One of the questions we asked was, “Would it be OK with you personally if your company charged more in individual health insurance premiums for people with unhealthy habits, such as smoking, drinking or overeating?” 41% said yes and 54% said no (5% were unsure). The fact that 41% agreed was pretty amazing, given that almost 70% of Americans are overweight and almost 20% smoke.
This means that despite being overweight and/or smoking, many employees are in favor of paying higher healthcare costs anyway. Maybe they figure that this would cause them to live a healthier lifestyle. What it tells me is that most people want to get what they pay for, and don’t like having to pay for others’ bad habits or less-than-healthy lifestyles. When you think about it, this is how other types of insurance work; our rates for automobile and homeowner’s insurance are based on the type of car or house we own, along with our claim history. It would be silly – and unfair – for everyone to pay the same rates for either type of insurance coverage. But that’s how healthcare insurance currently works in most companies.

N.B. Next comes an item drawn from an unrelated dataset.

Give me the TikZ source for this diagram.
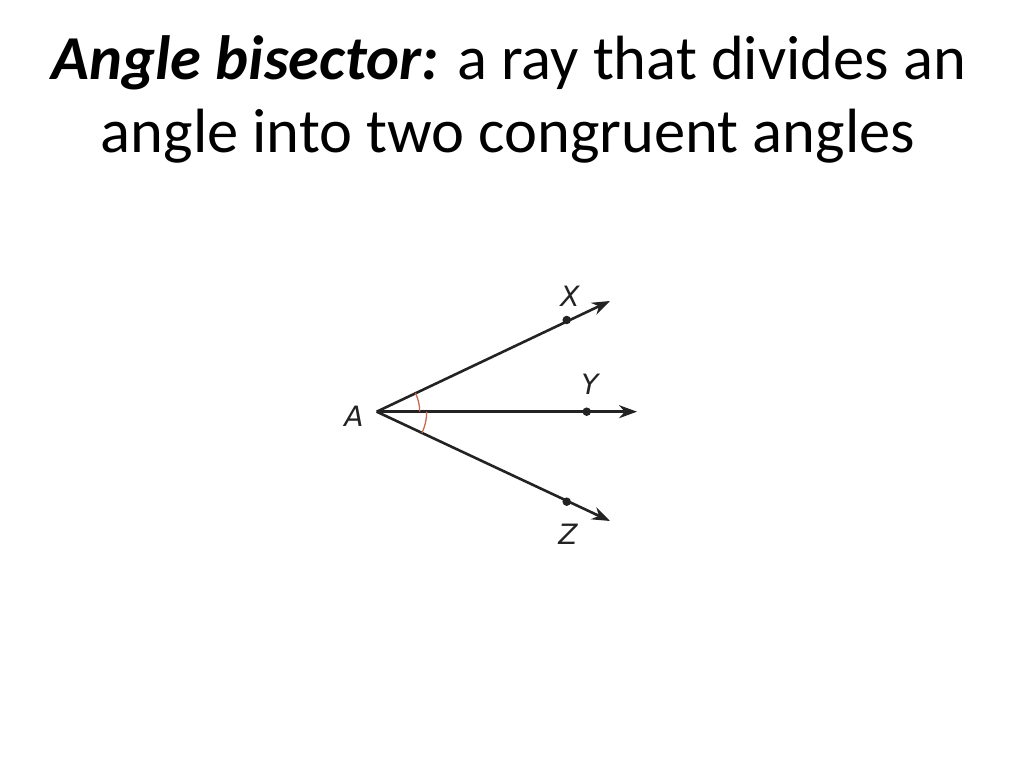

The soon-to-be-enacted Affordable Care Act does not allow insurers to charge higher premiums to overweight customers but it does to smokers (up to 50% more!). This should help smokers quit, but unfortunately won’t provide incentive for those who are overweight. That’s too bad and may cause resentment by those people at the salad bar who are looking at the overweight guy at the next table having a cheeseburger and fries.